Most tourists want to see jaguars;  animal tracking marks such as footprints are often seen.   Even though Jaguar sightings are rare, they are frequently caught on trail cameras.

Responsible Travel list a number of wildlife holidays in Brazil
Responsible Travel list a number of wildlife holidays in Brazil
©Responsible Travel

The jaguar is also at odds with local farmers, for killing their livestock and who consequently resent this big cat.  Some farmers even go so far as to hire bounty hunters to kill off problem cats.

A research team from UEA, the Federal University of Mato Grosso, and Panthera, the cat conservation group, looked at the human-wildlife conflict.  They studied the area of Porto Jofre.  Here, ecotourism lodges and working cattle ranches work side by side. 

Researchers discovered that the annual revenues gained from watching jaguar tour packages were more than US$6.8 million.  However, in the same area, the damage to livestock was US$121,500.

Furthermore, the researchers interviewed ecotourists in the area.  98% would be willing to pay an extra fee to compensate ranches for the cattle they lost to jaguars.  A considerable 80% were willing to give 6% of the tour package costs.  

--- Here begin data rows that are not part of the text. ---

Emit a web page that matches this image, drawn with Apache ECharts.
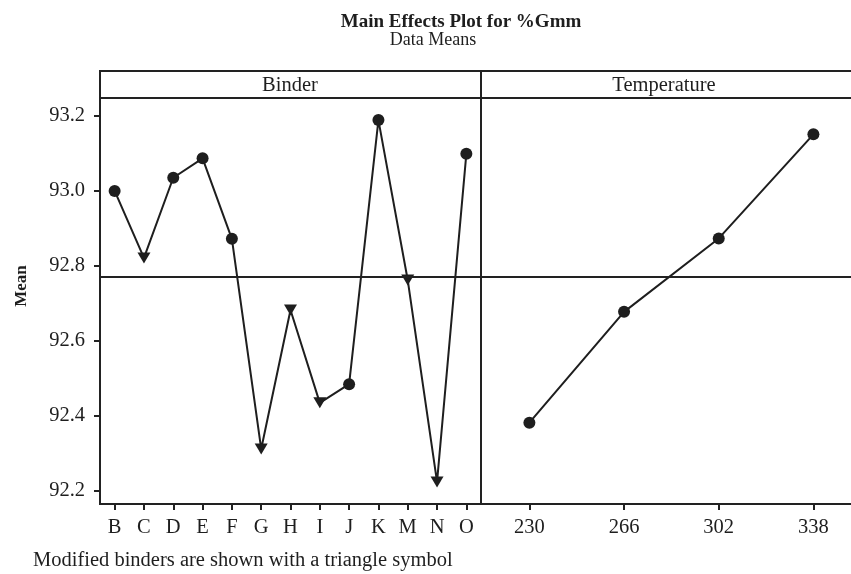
<!DOCTYPE html>
<html>
<head>
<meta charset="utf-8">
<title>Main Effects Plot for %Gmm</title>
<script src="https://cdn.jsdelivr.net/npm/echarts@6/dist/echarts.min.js"></script>
<style>
  html, body { margin: 0; padding: 0; background: #fff; }
  #chart { width: 851px; height: 574px; }
</style>
</head>
<body>
<div id="chart"></div>
<script>
// Factor levels and their data means
const binders = ['B', 'C', 'D', 'E', 'F', 'G', 'H', 'I', 'J', 'K', 'M', 'N', 'O'];
const binderMeans = [93.000, 92.821, 93.035, 93.087, 92.872, 92.311, 92.682, 92.434, 92.484, 93.189, 92.762, 92.223, 93.099];
const modifiedBinders = ['C', 'G', 'H', 'I', 'M', 'N'];

const temperatures = [230, 266, 302, 338];
const temperatureMeans = [92.381, 92.677, 92.873, 93.151];

const meanTicks = [92.2, 92.4, 92.6, 92.8, 93.0, 93.2];

// Grand mean drawn as the horizontal reference line in both panels
const grandMean = binderMeans.reduce((a, b) => a + b, 0) / binderMeans.length;

const FONT = "'Liberation Serif', 'DejaVu Serif', serif";
const INK = '#1e1e1e';
const FRAME = '#222';

const binderData = binders.map((b, i) => {
  const tri = modifiedBinders.includes(b);
  return {
    value: binderMeans[i],
    symbol: tri ? 'triangle' : 'circle',
    symbolSize: tri ? [13, 11] : 12,
    symbolRotate: tri ? 180 : 0
  };
});

const temperatureData = temperatures.map((t, i) => [t, temperatureMeans[i]]);

const meanLine = {
  silent: true,
  symbol: ['none', 'none'],
  label: { show: false },
  lineStyle: { type: 'solid', color: FRAME, width: 2 },
  data: [{ yAxis: grandMean }]
};

const chart = echarts.init(document.getElementById('chart'), null, { renderer: 'canvas' });

chart.setOption({
  animation: false,
  backgroundColor: '#fff',
  title: [
    {
      text: 'Main Effects Plot for %Gmm',
      left: 456, top: 8, textAlign: 'center',
      textStyle: { fontFamily: FONT, fontSize: 19, fontWeight: 'bold', color: INK }
    },
    {
      text: 'Data Means',
      left: 428, top: 26, textAlign: 'center',
      textStyle: { fontFamily: FONT, fontSize: 18, fontWeight: 'normal', color: INK }
    }
  ],
  grid: [
    { left: 100, top: 98, width: 381, height: 406, show: true, borderColor: FRAME, borderWidth: 2, backgroundColor: 'transparent', containLabel: false },
    // open on the right: this panel continues past the page edge
    { left: 481, top: 98, right: 0, height: 406, show: false, containLabel: false }
  ],
  xAxis: [
    {
      type: 'category', gridIndex: 0, data: binders, boundaryGap: true,
      axisLine: { show: true, lineStyle: { color: FRAME, width: 2 } },
      axisTick: { show: true, alignWithLabel: true, length: 6, lineStyle: { color: FRAME, width: 2 } },
      axisLabel: { interval: 0, margin: 13, fontFamily: FONT, fontSize: 20.5, color: INK },
      splitLine: { show: false }
    },
    {
      type: 'value', gridIndex: 1, min: 211.6, max: 352.3,
      axisLine: { show: true, onZero: false, lineStyle: { color: FRAME, width: 2 } },
      axisTick: { show: true, length: 6, customValues: temperatures, lineStyle: { color: FRAME, width: 2 } },
      axisLabel: { customValues: temperatures, margin: 13, fontFamily: FONT, fontSize: 20.5, color: INK, showMinLabel: true, showMaxLabel: true },
      splitLine: { show: false }
    }
  ],
  yAxis: [
    {
      type: 'value', gridIndex: 0, min: 92.164, max: 93.248,
      axisLine: { show: true, lineStyle: { color: FRAME, width: 2 } },
      axisTick: { show: true, length: 6, customValues: meanTicks, lineStyle: { color: FRAME, width: 2 } },
      axisLabel: {
        margin: 15, customValues: meanTicks, fontFamily: FONT, fontSize: 20.5, color: INK,
        formatter: v => v.toFixed(1)
      },
      splitLine: { show: false }
    },
    {
      type: 'value', gridIndex: 1, min: 92.164, max: 93.248,
      axisLine: { show: true, lineStyle: { color: FRAME, width: 2 } },
      axisTick: { show: false }, axisLabel: { show: false },
      splitLine: { show: false }
    }
  ],
  series: [
    {
      name: 'Binder', type: 'line', xAxisIndex: 0, yAxisIndex: 0,
      data: binderData,
      lineStyle: { color: INK, width: 2 },
      itemStyle: { color: INK },
      markLine: meanLine,
      z: 3
    },
    {
      name: 'Temperature', type: 'line', xAxisIndex: 1, yAxisIndex: 1,
      data: temperatureData,
      symbol: 'circle', symbolSize: 12,
      lineStyle: { color: INK, width: 2 },
      itemStyle: { color: INK },
      markLine: meanLine,
      z: 3
    }
  ],
  graphic: [
    {
      type: 'rect', shape: { x: 100, y: 71, width: 381, height: 27 },
      style: { fill: 'none', stroke: FRAME, lineWidth: 2 }
    },
    {
      type: 'rect', shape: { x: 481, y: 71, width: 379, height: 27 },
      style: { fill: 'none', stroke: FRAME, lineWidth: 2 }
    },
    {
      type: 'text', x: 290, y: 86,
      style: { text: 'Binder', font: "20.5px 'Liberation Serif', serif", fill: INK, textAlign: 'center', textVerticalAlign: 'middle' }
    },
    {
      type: 'text', x: 664, y: 86,
      style: { text: 'Temperature', font: "20.5px 'Liberation Serif', serif", fill: INK, textAlign: 'center', textVerticalAlign: 'middle' }
    },
    {
      // y-axis title, spanning the whole panel including its header strip
      type: 'text', x: 22, y: 286, rotation: Math.PI / 2,
      style: { text: 'Mean', font: "bold 17px 'Liberation Serif', serif", fill: INK, textAlign: 'center', textVerticalAlign: 'middle' }
    },
    {
      type: 'text', x: 33, y: 561,
      style: { text: 'Modified binders are shown with a triangle symbol', font: "20.5px 'Liberation Serif', serif", fill: INK, textAlign: 'left', textVerticalAlign: 'middle' }
    }
  ]
});
</script>
</body>
</html>
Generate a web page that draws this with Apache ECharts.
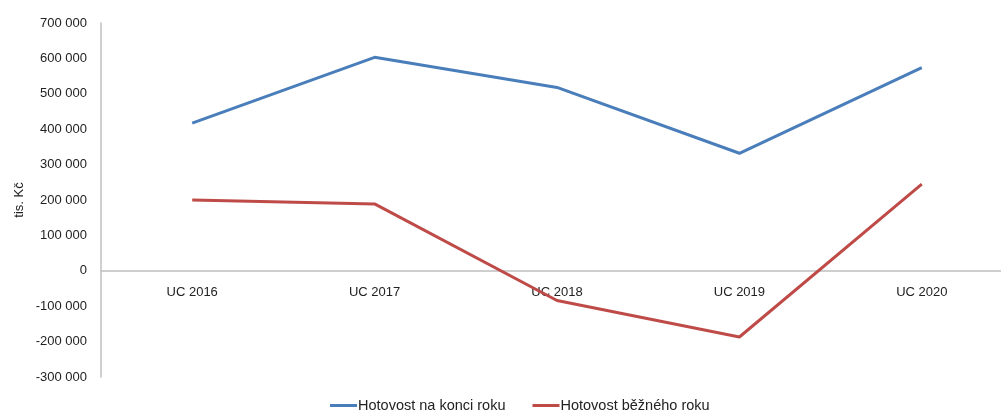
<!DOCTYPE html>
<html>
<head>
<meta charset="utf-8">
<script src="https://cdn.jsdelivr.net/npm/echarts@6/dist/echarts.min.js"></script>
<style>
  html, body { margin: 0; padding: 0; background: #fff; }
  #chart { width: 1001px; height: 412px; }
</style>
</head>
<body>
<div id="chart"></div>
<script>
  var categories = ['UC 2016', 'UC 2017', 'UC 2018', 'UC 2019', 'UC 2020'];
  var seriesNames = ['Hotovost na konci roku', 'Hotovost běžného roku'];
  var cashEnd = [417000, 603000, 518000, 332000, 574000];
  var cashYear = [200000, 189000, -84000, -187000, 245000];

  var font = 'Liberation Sans';
  var textColor = '#222';
  var axisColor = '#bfbfbf';

  var chart = echarts.init(document.getElementById('chart'));

  function fmt(v) {
    // 700000 -> "700 000"
    var s = Math.abs(v).toString().replace(/\B(?=(\d{3})+(?!\d))/g, ' ');
    return (v < 0 ? '-' : '') + s;
  }

  chart.setOption({
    animation: false,
    textStyle: { fontFamily: font },
    grid: {
      left: 101,
      width: 912,
      top: 23,
      height: 354,
      containLabel: false,
      outerBoundsMode: 'none'
    },
    legend: {
      top: 398,
      left: 330,
      icon: 'rect',
      itemWidth: 27,
      itemHeight: 3,
      itemGap: 27,
      padding: 0,
      textStyle: { color: textColor, fontSize: 14.5, fontFamily: font, padding: [0, 0, 0, -4] },
      data: seriesNames
    },
    xAxis: {
      type: 'category',
      data: categories,
      boundaryGap: true,
      // axis sits on the zero line, labels go with it
      offset: -106,
      axisLine: { onZero: false, lineStyle: { color: axisColor, width: 1.5 } },
      axisTick: { show: false },
      axisLabel: { color: textColor, fontSize: 13, margin: 15 },
      splitLine: { show: false }
    },
    yAxis: {
      type: 'value',
      min: -300000,
      max: 700000,
      interval: 100000,
      name: 'tis. Kč',
      nameLocation: 'middle',
      nameGap: 75,
      nameMoveOverlap: false,
      nameTextStyle: { color: textColor, fontSize: 13 },
      axisLine: { show: true, lineStyle: { color: axisColor, width: 1.5 } },
      axisTick: { show: false },
      axisLabel: { color: textColor, fontSize: 13, margin: 14, formatter: fmt },
      splitLine: { show: false }
    },
    series: [{
      name: seriesNames[0],
      type: 'line',
      symbol: 'none',
      lineStyle: { width: 3, color: '#4a7ebb' },
      itemStyle: { color: '#4a7ebb' },
      data: cashEnd
    }, {
      name: seriesNames[1],
      type: 'line',
      symbol: 'none',
      lineStyle: { width: 3, color: '#be4b48' },
      itemStyle: { color: '#be4b48' },
      data: cashYear
    }]
  });
</script>
</body>
</html>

Professor Peres said: “The discrepancy between the financial benefits and costs of retaining jaguars provides a huge window of opportunity for the conservation of this flagship cat and many other species of the increasingly embattled Brazilian Pantanal.”

In short, there is monetary value in keeping a good number of jaguars in the Pantenal.

Best practice in cattle herd management can also help reduce losses to farmers and ranchers.

And tourists can help by looking to select tourism operators that work with local people to benefit the community and reduce any human-wildlife conflict.  

Interestingly, the Snow Leopard Trust has set up a compensation scheme to help those farmers who livestock are killed by snow leopards, and also to help the farmers better manage their herds.  And it seems to be working.  I just feel sorry for the livestock.